Nas escolas, todos os processos tendem a uniformizar-se desde as pedagogias aos critérios e ponderação de critérios de avaliação, a pretexto de tudo ter de ser decidido, em função do treino dos alunos para exame, pois disso depende a nota da escola e o seu financiamento.
É certo que esta uniformização e empobrecimento inscrevem-se, penso, num movimento global que tem a ver com a sociedade estar já sob o domínio da inteligência artificial e dos processos matemático-estatísticos extremamente redutores. Programas informáticos aconselham (podem aconselhar um percurso num mapa, um artigo a ler, uma compra a fazer), organizam-nos (como cidadãos, contribuintes, trabalhadores) e uniformizam-nos (como exemplo extremo, na China todas as pessoas que tenham, nos nomes e apelidos, caracteres não reconhecíveis por computador, são obrigados a mudar os nomes usando uma lista oficial fornecida para esses casos).
Por cá, as correcções de testes são feitas introduzindo números em tabelas segundo regras definidas de intervalos iguais para todos os correctores de maneira a impossibilitar a que o professor use a sua experiência de educador e avaliador para destacar uma resposta brilhante, um aluno de recursos superiores.
As coisas são feitas com algoritmos de modo a poderem ser tratadas por programas informáticos. Ou seja, em última análise o ensino e a aprendizagem devem modelar-se a exames que por sua vez são modelados por programas informáticos.
A uniformização do ensino é o seu empobrecimento: um ensino onde a excelência está do lado do repetidor que macaqueia na perfeição o tipo de perguntas e respostas habituais nos exames (conheço até quem diga explicitamente aos alunos que têm que responder nos testes com frases decoradas do manual pois é assim que terão que responder nos exames!). Como a maioria dos professores não estão dispostos a transformarem-se em meros repetidores -felizmente-, quanto mais os exames se afastam da dinâmica das disciplinas (e é essa a tendência) piores as notas.
(Isto é um bocadinho como o que se passa na ginástica nos Jogos Olímpicos, onde dantes havia uma nota para o virtuosismo dos atletas e deixou de haver com o argumento de que isso introduzia subjectividade nas avaliações. A consequência é que as prestações tornaram-se todas mais ou menos iguais, apenas diferenciadas pelo maior ou menor rigor técnico.
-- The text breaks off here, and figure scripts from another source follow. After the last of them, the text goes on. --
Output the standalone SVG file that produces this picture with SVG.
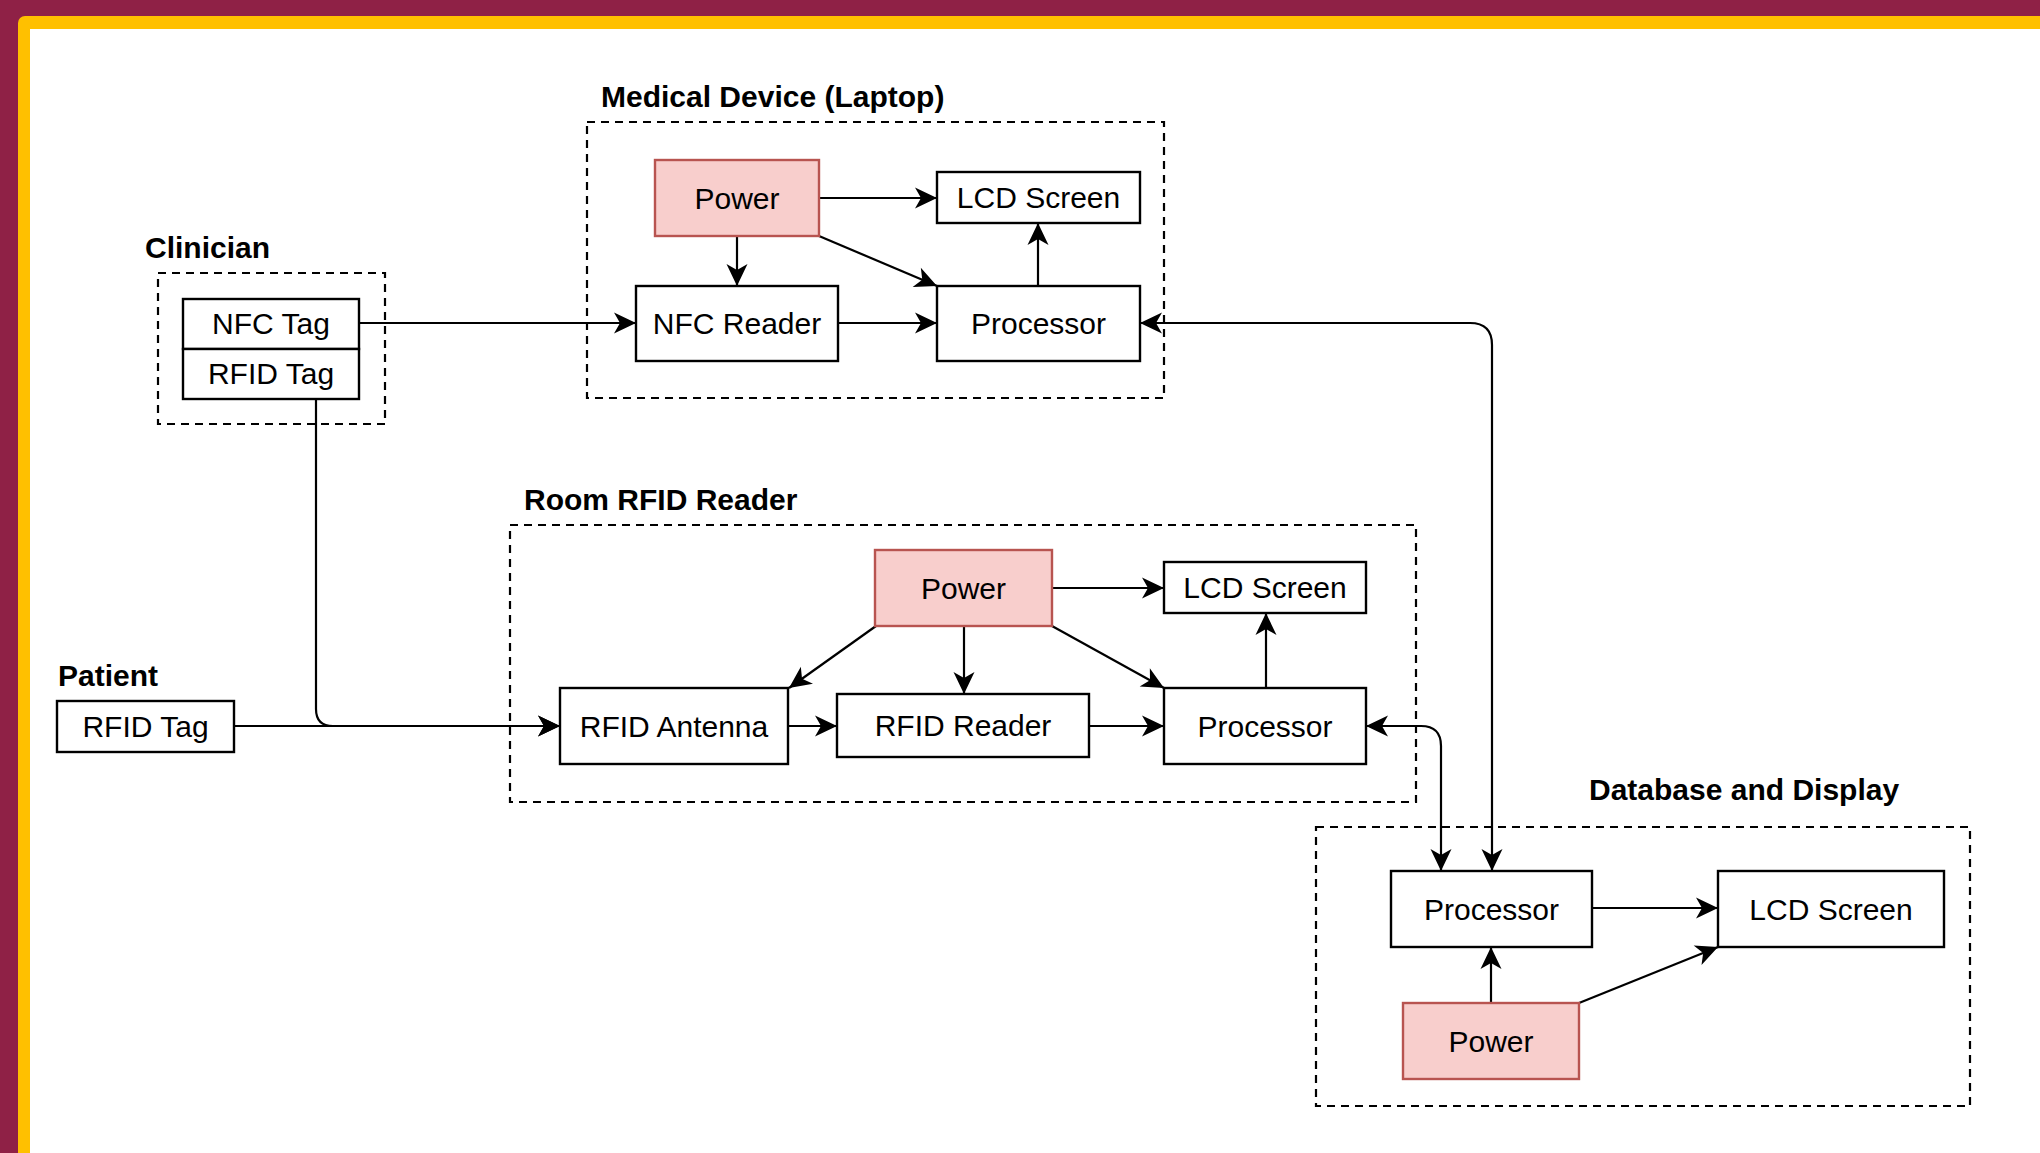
<svg xmlns="http://www.w3.org/2000/svg" width="2040" height="1153" viewBox="0 0 2040 1153">
<defs>
<style>
.node{fill:#fff;stroke:#000;stroke-width:2.4}
.pwr{fill:#f8cecc;stroke:#b85450;stroke-width:2.4}
.grp{fill:none;stroke:#000;stroke-width:2.2;stroke-dasharray:8 6}
.t{font-family:"Liberation Sans",Arial,Helvetica,sans-serif;font-size:30px;fill:#000;text-anchor:middle}
.lbl{font-family:"Liberation Sans",Arial,Helvetica,sans-serif;font-size:30px;font-weight:bold;fill:#000}
.e{fill:none;stroke:#000;stroke-width:2.2;marker-end:url(#arr)}
.b{marker-start:url(#arr)}
</style>
<marker id="arr" markerUnits="userSpaceOnUse" viewBox="-24 -12 26 24" refX="0" refY="0" markerWidth="26" markerHeight="24" orient="auto-start-reverse">
<path d="M0,0 L-22,-10.5 L-16,0 L-22,10.5 Z" fill="#000"/>
</marker>
</defs>
<rect x="0" y="0" width="2040" height="1153" fill="#8f2146"/>
<rect x="18" y="16" width="2100" height="1200" rx="7" fill="#ffc000"/>
<rect x="30" y="29" width="2100" height="1200" fill="#fff"/>

<g id="group-clinician">
<rect class="grp" x="158" y="273" width="227" height="151"/>
<text class="lbl" x="145" y="258">Clinician</text>
</g>
<g id="group-medical">
<rect class="grp" x="587" y="122" width="577" height="276"/>
<text class="lbl" x="601" y="107">Medical Device (Laptop)</text>
</g>
<g id="group-room">
<rect class="grp" x="510" y="525" width="906" height="277"/>
<text class="lbl" x="524" y="510">Room RFID Reader</text>
</g>
<g id="group-patient">
<text class="lbl" x="58" y="686">Patient</text>
</g>
<g id="group-db">
<rect class="grp" x="1316" y="827" width="654" height="279"/>
<text class="lbl" x="1589" y="800">Database and Display</text>
</g>

<g id="connectors">
<path class="e" d="M359,323 H636"/>
<path class="e" d="M316,399 V709 Q316,726 333,726 H560"/>
<path class="e" d="M234,726 H560"/>
<path class="e" d="M819,198 H937"/>
<path class="e" d="M737,236 V286"/>
<path class="e" d="M819,236 L937,286"/>
<path class="e" d="M838,323 H937"/>
<path class="e" d="M1038,286 V223"/>
<path class="e b" d="M1492,871 V345 Q1492,323 1470,323 H1140"/>
<path class="e" d="M1052,588 H1164"/>
<path class="e" d="M876,626 L789,688"/>
<path class="e" d="M964,626 V694"/>
<path class="e" d="M1052,626 L1164,688"/>
<path class="e" d="M788,726 H837"/>
<path class="e" d="M1089,726 H1164"/>
<path class="e" d="M1266,688 V613"/>
<path class="e b" d="M1366,726 H1421 Q1441,726 1441,746 V871"/>
<path class="e" d="M1592,908 H1718"/>
<path class="e" d="M1491,1003 V947"/>
<path class="e" d="M1579,1003 L1718,947"/>
</g>

<g id="clin-nfc-tag"><rect class="node" x="183" y="299" width="176" height="50"/><text class="t" x="271" y="334">NFC Tag</text></g>
<g id="clin-rfid-tag"><rect class="node" x="183" y="349" width="176" height="50"/><text class="t" x="271" y="384">RFID Tag</text></g>

<g id="md-power"><rect class="pwr" x="655" y="160" width="164" height="76"/><text class="t" x="737" y="209">Power</text></g>
<g id="md-lcd"><rect class="node" x="937" y="172" width="203" height="51"/><text class="t" x="1038.5" y="208">LCD Screen</text></g>
<g id="md-nfc-reader"><rect class="node" x="636" y="286" width="202" height="75"/><text class="t" x="737" y="334">NFC Reader</text></g>
<g id="md-processor"><rect class="node" x="937" y="286" width="203" height="75"/><text class="t" x="1038.5" y="334">Processor</text></g>

<g id="pt-rfid-tag"><rect class="node" x="57" y="701" width="177" height="51"/><text class="t" x="145.5" y="737">RFID Tag</text></g>

<g id="rr-power"><rect class="pwr" x="875" y="550" width="177" height="76"/><text class="t" x="963.5" y="599">Power</text></g>
<g id="rr-lcd"><rect class="node" x="1164" y="562" width="202" height="51"/><text class="t" x="1265" y="598">LCD Screen</text></g>
<g id="rr-antenna"><rect class="node" x="560" y="688" width="228" height="76"/><text class="t" x="674" y="737">RFID Antenna</text></g>
<g id="rr-reader"><rect class="node" x="837" y="694" width="252" height="63"/><text class="t" x="963" y="736">RFID Reader</text></g>
<g id="rr-processor"><rect class="node" x="1164" y="688" width="202" height="76"/><text class="t" x="1265" y="737">Processor</text></g>

<g id="db-processor"><rect class="node" x="1391" y="871" width="201" height="76"/><text class="t" x="1491.5" y="920">Processor</text></g>
<g id="db-lcd"><rect class="node" x="1718" y="871" width="226" height="76"/><text class="t" x="1831" y="920">LCD Screen</text></g>
<g id="db-power"><rect class="pwr" x="1403" y="1003" width="176" height="76"/><text class="t" x="1491" y="1052">Power</text></g>
</svg>
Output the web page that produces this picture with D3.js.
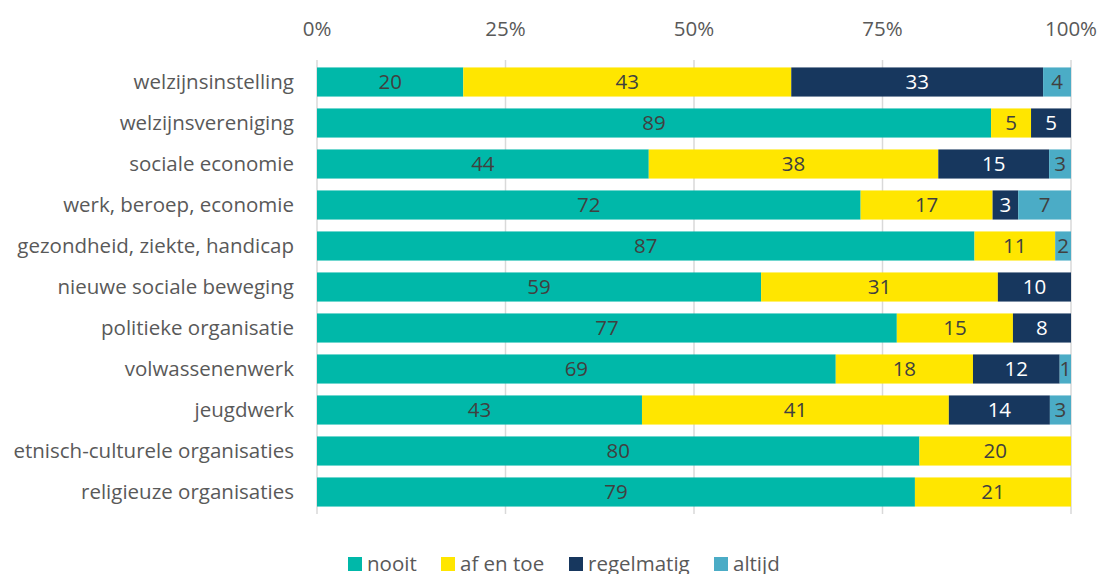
<!DOCTYPE html>
<html>
<head>
<meta charset="utf-8">
<script src="https://cdn.jsdelivr.net/npm/d3@7"></script>
<style>
  body { margin: 0; background: #fff; }
  svg text { font-family: "Open Sans", sans-serif; }
</style>
</head>
<body>
<svg width="1100" height="574"></svg>
<script>
// categories, top to bottom
var categories = [
    "welzijnsinstelling",
    "welzijnsvereniging",
    "sociale economie",
    "werk, beroep, economie",
    "gezondheid, ziekte, handicap",
    "nieuwe sociale beweging",
    "politieke organisatie",
    "volwassenenwerk",
    "jeugdwerk",
    "etnisch-culturele organisaties",
    "religieuze organisaties"
];

var series = ["nooit", "af en toe", "regelmatig", "altijd"];

// shares in %
var nooit      = [19.4, 89.4, 44.0, 72.1, 87.2, 58.9, 76.9, 68.8, 43.1, 79.9, 79.3];
var afEnToe    = [43.5,  5.3, 38.4, 17.5, 10.7, 31.4, 15.4, 18.2, 40.7, 20.1, 20.7];
var regelmatig = [33.4,  5.3, 14.7,  3.4,  0.0,  9.7,  7.7, 11.5, 13.4,  0.0,  0.0];
var altijd     = [ 3.7,  0.0,  2.9,  7.0,  2.1,  0.0,  0.0,  1.5,  2.8,  0.0,  0.0];

// labels printed in the bars
var nooitLbl      = [20, 89, 44, 72, 87, 59, 77, 69, 43, 80, 79];
var afEnToeLbl    = [43,  5, 38, 17, 11, 31, 15, 18, 41, 20, 21];
var regelmatigLbl = [33,  5, 15,  3,  0, 10,  8, 12, 14,  0,  0];
var altijdLbl     = [ 4,  0,  3,  7,  2,  0,  0,  1,  3,  0,  0];

var ticks = [0, 0.25, 0.5, 0.75, 1];

var colors = ["#00b8a9", "#ffe600", "#17375e", "#4bacc6"];
var labelColors = ["#404040", "#404040", "#ffffff", "#404040"];

// build rows (normalised to 100%)
var rows = categories.map(function(c, i) {
    var vals = [nooit[i], afEnToe[i], regelmatig[i], altijd[i]];
    var total = d3.sum(vals);
    var r = { cat: c, lbls: [nooitLbl[i], afEnToeLbl[i], regelmatigLbl[i], altijdLbl[i]] };
    series.forEach(function(s, j) { r[s] = vals[j] / total; });
    return r;
});

var stacked = d3.stack().keys(series)(rows);

var svg = d3.select("svg");
var fontSize = "20.5px";

var x = d3.scaleLinear().domain([0, 1]).range([317, 1071]);
var y = d3.scaleBand().domain(categories).range([61.5, 512.5]).paddingInner(0.29).paddingOuter(0.145);

// gridlines
svg.append("g")
    .selectAll("line")
    .data(ticks)
    .enter().append("line")
    .attr("x1", function(d) { return x(d); })
    .attr("x2", function(d) { return x(d); })
    .attr("y1", 60)
    .attr("y2", 514)
    .style("stroke", "#d9d9d9")
    .style("stroke-width", 1.5);

// tick labels on top
svg.append("g")
    .selectAll("text")
    .data(ticks)
    .enter().append("text")
    .attr("x", function(d) { return x(d); })
    .attr("y", 36)
    .attr("text-anchor", "middle")
    .style("font-size", fontSize)
    .style("fill", "#595959")
    .text(function(d) { return d3.format(".0%")(d); });

// bars
var layers = svg.append("g")
    .selectAll("g")
    .data(stacked)
    .enter().append("g")
    .style("fill", function(d, i) { return colors[i]; });

layers.selectAll("rect")
    .data(function(d) { return d; })
    .enter().append("rect")
    .filter(function(d) { return d[1] - d[0] > 0; })
    .attr("x", function(d) { return x(d[0]); })
    .attr("width", function(d) { return x(d[1]) - x(d[0]); })
    .attr("y", function(d) { return y(d.data.cat); })
    .attr("height", y.bandwidth());

// value labels
stacked.forEach(function(layer, i) {
    svg.append("g")
        .selectAll("text")
        .data(layer.filter(function(d) { return d[1] - d[0] > 0; }))
        .enter().append("text")
        .attr("x", function(d) { return (x(d[0]) + x(d[1])) / 2; })
        .attr("y", function(d) { return y(d.data.cat) + y.bandwidth() / 2; })
        .attr("dy", "0.36em")
        .attr("text-anchor", "middle")
        .style("font-size", fontSize)
        .style("fill", labelColors[i])
        .text(function(d) { return d.data.lbls[i]; });
});

// category labels
svg.append("g")
    .selectAll("text")
    .data(categories)
    .enter().append("text")
    .attr("x", 294)
    .attr("y", function(d) { return y(d) + y.bandwidth() / 2; })
    .attr("dy", "0.34em")
    .attr("text-anchor", "end")
    .style("font-size", fontSize)
    .style("fill", "#595959")
    .text(function(d) { return d; });

// legend
var legendX = [348, 441, 569, 714];
var legend = svg.append("g")
    .selectAll("g")
    .data(series)
    .enter().append("g")
    .attr("transform", function(d, i) { return "translate(" + legendX[i] + ",557)"; });

legend.append("rect")
    .attr("width", 14)
    .attr("height", 14)
    .style("fill", function(d, i) { return colors[i]; });

legend.append("text")
    .attr("x", 19)
    .attr("y", 7)
    .attr("dy", "0.36em")
    .style("font-size", fontSize)
    .style("fill", "#595959")
    .text(function(d) { return d; });
</script>
</body>
</html>
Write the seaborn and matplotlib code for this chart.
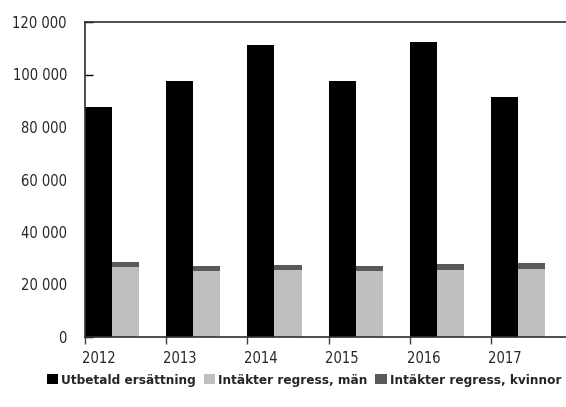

Grande parte do fascínio que alguns exercícios tinham, perdeu-se, pois ser genial pode dar origem a uma pior nota...)
4º erro: numa decisão completamente absurda mas que se compreende nesta filosofia de uniformização artificial, transformou-se a correcção de exames numa especialidade. Escolhem-se meia dúzia de professores para se endoutrinar nesta 'filosofia' de correcção técnica e assim se assegura que praticamente todos os professores se conformem àquelas correcções. Quanto menos correctores existirem melhor se controla o processo de serem todos iguais...
Ora, isto tem como consequência um divórcio da maioria dos professores relativamente à correcção de exames, o que aprofunda a clivagem entre, ensino e aprendizagem em contexto de aula e, o treino para exames. Explicando: quando todos os professores eram correctores, estavam por dentro das correcções de exame, do tipo de erros que geralmente os alunos cometiam, dos critérios que valorizam uma resposta, etc., estavam, por isso mesmo, sensibilizados, naturalmente, para o processo dos exames. Agora que os correctores são meia dúzia, isso passa um bocado ao lado dos outros que vão divorciando-se desse processo todo e não treinam os alunos convenientemente para este tipo de exames.
Gostava de saber se, desde que este tipo de exames e correções foram introduzidos não se assistiu a uma tendência para que os melhores resultados sejam os dos alunos dos professores que usualmente corrigem exames...
Este são só alguns dos erros que, em minha opinião -a opinião de quem dá aulas há vinte e quatro anos, tendo realizado e corrigido milhares de provas e exames- fazem com que os resultados não tenham tendência para melhorar e o ensino em geral esteja numa rota de empobrecimento generalizado, independentemente dos alunos e dos professores poderem até ser excelentes.